Seymone’s got a HUUUUUUUGE hairpiece to wear. It’s like three times the size of her BODY and it’s affixed to her head. I’m sure it doesn’t feel good, and if there had been any question of that, Seymone answers for us that it definitely is NOT comfortable. She looks sooo whiny about it. Jay asks why she’s so whiny, and tells her that fashion is never comfortable.
So her shots mostly have to do with her standing there, pissy, having just removed her hands from her stupid hairpiece. Anne He tries to vavoom Seymone’s shoot, and it falls totally flat. Poor young girl.
Then Laura’s doing this strange, old-lady, “I can’t see what the price of this Metamucil is” face as she poses. I guess that’s her zag. She does other strange poses, and it’s fine. I mean, the girl’s wearing a dress layered with lunchboxes. Can’t be fun. She looks great, though.
Eboni looks terrible. I’m sorry, but doesn’t she? She’s wearing this padded ensemble up around her shoulders and head. I would think she’d want to do some cutesy (but sexy) Shirley Temple-ish poses or something, but instead, she just kinda awkwardly mugs and leans. She’s like a thin, black, young Stay-Puft in a skirt. it’s very awkward.
All done! Let’s go to the house! Where we see the ol’ “Tyra Death Mail” thing.

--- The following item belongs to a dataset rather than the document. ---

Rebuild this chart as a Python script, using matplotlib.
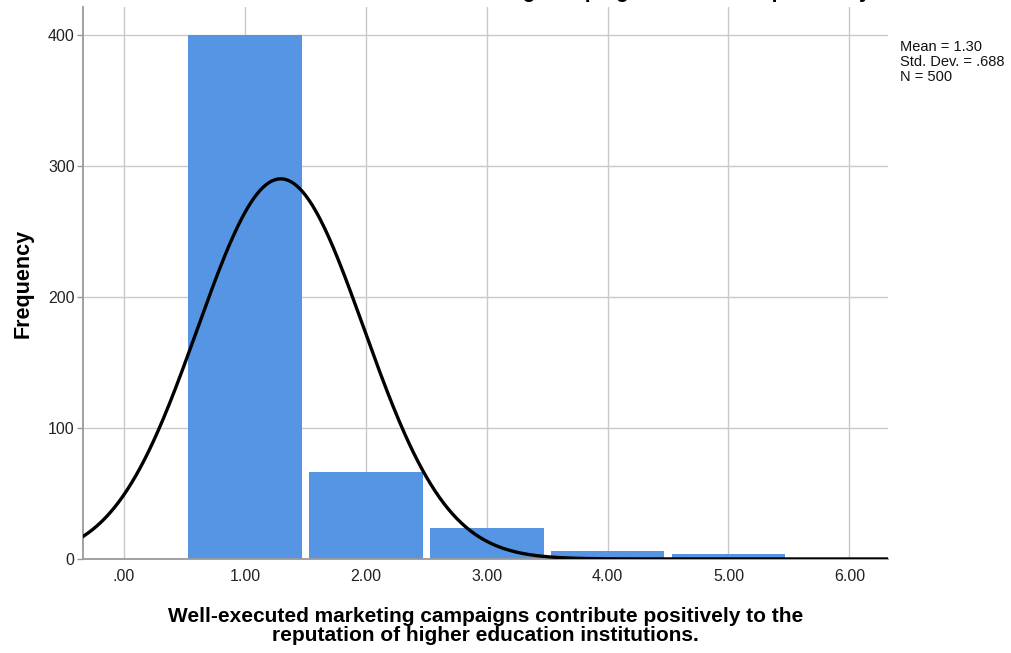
import numpy as np
import matplotlib
matplotlib.use("Agg")
import matplotlib.pyplot as plt

plt.rcParams['font.family'] = ['Liberation Sans', 'DejaVu Sans']

# Response scores and their counts
scores = [1, 2, 3, 4, 5]
counts = [400, 66, 24, 6, 4]
xticks = [0, 1, 2, 3, 4, 5, 6]
xtick_labels = [".00", "1.00", "2.00", "3.00", "4.00", "5.00", "6.00"]
yticks = [0, 100, 200, 300, 400]

label = ("Well-executed marketing campaigns contribute positively to the\n"
         "reputation of higher education institutions.")
title = "Well-executed marketing campaigns contribute positively"

values = np.repeat(scores, counts)
n = len(values)
mean = values.mean()
sd = values.std(ddof=1)

fig = plt.figure(figsize=(10.12, 6.53), dpi=100)
ax = fig.add_axes([0.082, 0.144, 0.7955, 0.8453])

bar_color = "#5595e4"
grid_color = "#c9c9c9"

ax.set_xlim(-0.34, 6.32)
ax.set_ylim(0, 421)
ax.set_axisbelow(True)
ax.grid(True, color=grid_color, linewidth=1.0)

ax.bar(scores, counts, width=0.94, color=bar_color, linewidth=0, zorder=2)

xs = np.linspace(-0.6, 6.6, 600)
pdf = n * np.exp(-0.5 * ((xs - mean) / sd) ** 2) / (sd * np.sqrt(2 * np.pi))
ax.plot(xs, pdf, color="black", linewidth=2.4, zorder=4, clip_on=True)

ax.set_xticks(xticks)
ax.set_xticklabels(xtick_labels)
ax.set_yticks(yticks)
ax.tick_params(axis="x", length=0, pad=7, labelsize=11.5, labelcolor="#222222")
ax.tick_params(axis="y", length=4, width=1, color="#999999", pad=2,
               labelsize=11.5, labelcolor="#222222")

for side in ("top", "right"):
    ax.spines[side].set_visible(False)
for side in ("left", "bottom"):
    ax.spines[side].set_color("#9a9a9a")
    ax.spines[side].set_linewidth(1.3)

ax.set_ylabel("Frequency", fontsize=15.5, fontweight="bold", labelpad=10)
ax.set_xlabel(label, fontsize=15, fontweight="bold", labelpad=17,
              linespacing=0.98)

fig.text(0.889, 0.938,
         f"Mean = {mean:.2f}\nStd. Dev. = {sd:.3f}".replace("0.", ".")
         + f"\nN = {n}",
         fontsize=10.5, va="top", ha="left", linespacing=1.05, color="#111111")

fig.text(0.57, 1.004, title, fontsize=15.5, fontweight="bold",
         ha="center", va="baseline")

fig.savefig("out.png", dpi=100)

I think Sophie, Catharine, and Laura all had touch-ups done for their hair. GOOD. Don’t give ‘em pink hair and abandon them, CW! There’s some chatter about who’s going home, how many girls are left, etc. The Brits toast to their wish that Eboni get eliminated. Nice!
Let’s cut the shit. Judges this week are our usual Tyra (duh), Nigel, and Kelly. The guest judge this week is Georgina Chapman, our resident Angelina Jolie/Megan Fox lookalike. Oh, also half of the head of Marchesa.
How’d they do?
Seymone’s photo is boring. She’s just kinda standing there with her arms out. Sure, she’s wearing an enormous kimono with stuffed things sewn to it, holding an enormous lantern and wearing an enormous headpiece. But still, girl, ya gotta work it!

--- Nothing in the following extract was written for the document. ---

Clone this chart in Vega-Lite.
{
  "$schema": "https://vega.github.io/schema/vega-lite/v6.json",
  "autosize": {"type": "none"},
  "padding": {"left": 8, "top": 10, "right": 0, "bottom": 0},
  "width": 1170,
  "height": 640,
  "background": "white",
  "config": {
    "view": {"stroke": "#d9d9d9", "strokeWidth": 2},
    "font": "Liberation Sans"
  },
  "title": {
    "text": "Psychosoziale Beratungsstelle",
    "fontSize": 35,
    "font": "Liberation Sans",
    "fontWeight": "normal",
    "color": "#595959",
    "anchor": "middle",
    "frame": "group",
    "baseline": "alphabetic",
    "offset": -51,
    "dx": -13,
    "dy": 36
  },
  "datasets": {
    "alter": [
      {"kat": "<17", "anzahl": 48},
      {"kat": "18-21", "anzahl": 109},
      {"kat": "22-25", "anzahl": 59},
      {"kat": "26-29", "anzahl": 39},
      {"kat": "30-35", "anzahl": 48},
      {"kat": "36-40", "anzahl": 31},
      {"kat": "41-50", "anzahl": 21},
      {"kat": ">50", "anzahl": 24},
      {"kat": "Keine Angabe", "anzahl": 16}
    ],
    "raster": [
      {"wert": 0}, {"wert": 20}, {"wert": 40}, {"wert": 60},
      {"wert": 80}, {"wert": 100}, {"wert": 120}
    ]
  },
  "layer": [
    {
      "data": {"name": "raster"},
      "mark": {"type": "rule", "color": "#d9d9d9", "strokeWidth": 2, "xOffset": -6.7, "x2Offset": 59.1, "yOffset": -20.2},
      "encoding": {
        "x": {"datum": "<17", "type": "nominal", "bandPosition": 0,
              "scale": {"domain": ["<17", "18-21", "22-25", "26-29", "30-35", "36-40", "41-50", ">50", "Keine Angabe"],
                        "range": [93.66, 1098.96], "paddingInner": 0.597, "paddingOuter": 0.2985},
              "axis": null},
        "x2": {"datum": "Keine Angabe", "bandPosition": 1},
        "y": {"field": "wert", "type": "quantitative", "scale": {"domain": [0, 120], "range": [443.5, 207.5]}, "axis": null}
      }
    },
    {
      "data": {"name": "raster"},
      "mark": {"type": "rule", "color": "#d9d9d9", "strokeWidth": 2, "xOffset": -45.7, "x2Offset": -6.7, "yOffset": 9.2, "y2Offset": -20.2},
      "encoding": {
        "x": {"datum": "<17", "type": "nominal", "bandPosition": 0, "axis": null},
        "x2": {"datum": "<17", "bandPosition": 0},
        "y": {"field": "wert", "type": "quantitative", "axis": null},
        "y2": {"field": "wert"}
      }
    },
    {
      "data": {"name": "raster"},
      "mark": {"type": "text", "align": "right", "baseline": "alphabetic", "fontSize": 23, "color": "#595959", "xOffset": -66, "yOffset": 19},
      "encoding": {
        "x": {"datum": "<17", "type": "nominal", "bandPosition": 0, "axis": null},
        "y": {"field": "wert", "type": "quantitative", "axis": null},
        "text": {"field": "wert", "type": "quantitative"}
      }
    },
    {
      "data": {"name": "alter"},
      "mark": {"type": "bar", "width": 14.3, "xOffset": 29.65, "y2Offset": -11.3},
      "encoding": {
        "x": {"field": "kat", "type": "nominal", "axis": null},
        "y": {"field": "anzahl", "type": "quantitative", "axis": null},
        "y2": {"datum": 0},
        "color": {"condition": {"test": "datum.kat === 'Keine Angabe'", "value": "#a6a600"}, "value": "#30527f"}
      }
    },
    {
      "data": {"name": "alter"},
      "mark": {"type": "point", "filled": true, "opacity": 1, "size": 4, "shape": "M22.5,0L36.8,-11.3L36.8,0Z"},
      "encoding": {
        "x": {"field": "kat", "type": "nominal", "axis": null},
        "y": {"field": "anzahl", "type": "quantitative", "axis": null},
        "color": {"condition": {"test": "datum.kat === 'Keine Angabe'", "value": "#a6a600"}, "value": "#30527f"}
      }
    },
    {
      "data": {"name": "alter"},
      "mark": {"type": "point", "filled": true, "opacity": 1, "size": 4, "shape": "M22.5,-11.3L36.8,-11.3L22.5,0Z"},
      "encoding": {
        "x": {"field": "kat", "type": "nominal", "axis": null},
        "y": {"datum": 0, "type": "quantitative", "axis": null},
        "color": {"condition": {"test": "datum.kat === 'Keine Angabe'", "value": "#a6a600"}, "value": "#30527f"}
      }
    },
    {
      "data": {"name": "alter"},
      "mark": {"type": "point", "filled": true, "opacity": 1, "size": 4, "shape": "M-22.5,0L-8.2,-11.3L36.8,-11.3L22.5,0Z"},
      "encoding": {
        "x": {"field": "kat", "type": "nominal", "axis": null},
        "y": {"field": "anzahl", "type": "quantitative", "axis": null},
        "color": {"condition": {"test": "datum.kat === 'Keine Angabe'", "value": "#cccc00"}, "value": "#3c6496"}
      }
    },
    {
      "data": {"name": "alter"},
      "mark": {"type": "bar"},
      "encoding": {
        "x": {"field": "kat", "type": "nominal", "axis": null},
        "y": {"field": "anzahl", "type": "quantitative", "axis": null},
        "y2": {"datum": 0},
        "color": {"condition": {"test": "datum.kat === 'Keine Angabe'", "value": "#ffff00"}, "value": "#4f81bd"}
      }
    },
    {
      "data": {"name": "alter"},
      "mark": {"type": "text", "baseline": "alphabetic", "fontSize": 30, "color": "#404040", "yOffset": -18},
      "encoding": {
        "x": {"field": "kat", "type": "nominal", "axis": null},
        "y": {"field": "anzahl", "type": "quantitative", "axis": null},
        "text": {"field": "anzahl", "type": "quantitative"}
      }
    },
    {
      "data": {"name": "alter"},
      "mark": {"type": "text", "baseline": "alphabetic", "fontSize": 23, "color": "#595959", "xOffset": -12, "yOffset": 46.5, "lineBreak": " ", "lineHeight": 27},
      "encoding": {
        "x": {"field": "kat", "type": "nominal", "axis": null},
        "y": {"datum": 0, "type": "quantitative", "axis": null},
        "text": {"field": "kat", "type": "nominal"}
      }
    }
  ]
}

Laura did fine. Nigel called out her back bends, but not because it appears to be a problem. It’s just her pattern.
Eboni’s photo is super-boring. She’s just standing there, hands on her shoulders. Her legs are boring, her face is boring. It’s boring. They tell her to stop making fierce-face during her shots, to think of her face as having been anesthetized. I LOL when my death-metal-loving boyfriend asks, “Is she the one who’s always smoochy-tooching?” Yes, honey, she is! Now I know he actually pays attention, wow.
Catharine’s shot is kinda cool–she’s mid-leap, but her arms are kinda blah. Her face and eyes are really strong and look great.
Alisha’s photo is awesome. She’s standing in a sumo squat kinda pose, whip above her head, ready to be cracked. Her face is awesome. Her face is relaxed and fierce at the same time. Nigel says, “This is the best photo I’ve seen of you yet,” and Alisha nods, “I know,” with a soft snicker. Love her!
Sophie did okay, but they didn’t love her face. And that’s about all they have to say.
Annaliese’s shot is funny, because she’s shot from the side, up on her toes, but draped back. It’s as if she’s got a sling wrapped around her armpits, holding her up in a drape. It’s interesting. Nigel doesn’t love her face in that shot, though. Her tooch looks great, I think!
And now the judges need to figure out who the “goodbye kitty” is. Catharine? Okay shot, not so great walk at the fashion show. Seymone, rude at the fashion show and not a great shot. Oh, and flopsy walk. Alisha, fucking awesome. That’s it. Laura, interesting but not interesting enough. Eboni is boring. And WTF with Kelly feeling like Eboni was “dissing them” by not wearing her ponytails to the fashion shoot. She can’t look young without having pig-tails? THAT is the key to the fountain of youth? Shit, I’ll wear pigtails to work on Monday, if that’s what it takes. Ladies, wear pigtails! All the time! Sophie is fine. Great at the show, photo’s okay. Annaliese is on the bubble a little, too. They like her, but she’s inconsistent.
That was a big paragraph. Sorry.
They’ve made a decision! Who wins? Alisha! Yay! She fucking rocks. Second up? Catharine, right? No! Sophie. Really? ugh. Catharine is #3. Fine. Then Laura, and then Annaliese. That leaves Eboni and Seymone on the bottom two. Just as God intended.
So who’s going home? Since Seymone’s such a pain in the ass, I bet it’s her. That ‘tude has GOT to go. And it does! It goes! It goes home! Eboni is warned to wear those damn pigtails all the time. ugh, just go home. That’s unrealistic and it’s a tenuous thread holding you here. Just go.
I kinda hate the Tyra speech to Seymone at the end. Why does Seymone have to represent the bigger girl to all other bigger girls? Why can’t she just be Seymone? It rubs me the wrong way to expect one girl to represent and elevate an entire population of people, ya know?
Poor Seymone is in tears when doing her final interview, and it seems like she’s upset to have been eliminated. I’m confused by that, I guess, because she seemed pretty miserable and wasn’t doing any good. So, huh about that. And then she is totally fucking fed up with interviewing and tells them she wants to leave, she just wants to leave, can she leave?? Yes, she leaves.
I’m kinda in a bad mood as I’m finishing up this recap (if you can tell, I’m sorry), and I LOL when they play Seymone’s “Hey, gurl, hey, I’m Seymone, and I ain’t no clone. This pot ledom body is US grown!” (Confession, I sang this line all this past weekend.)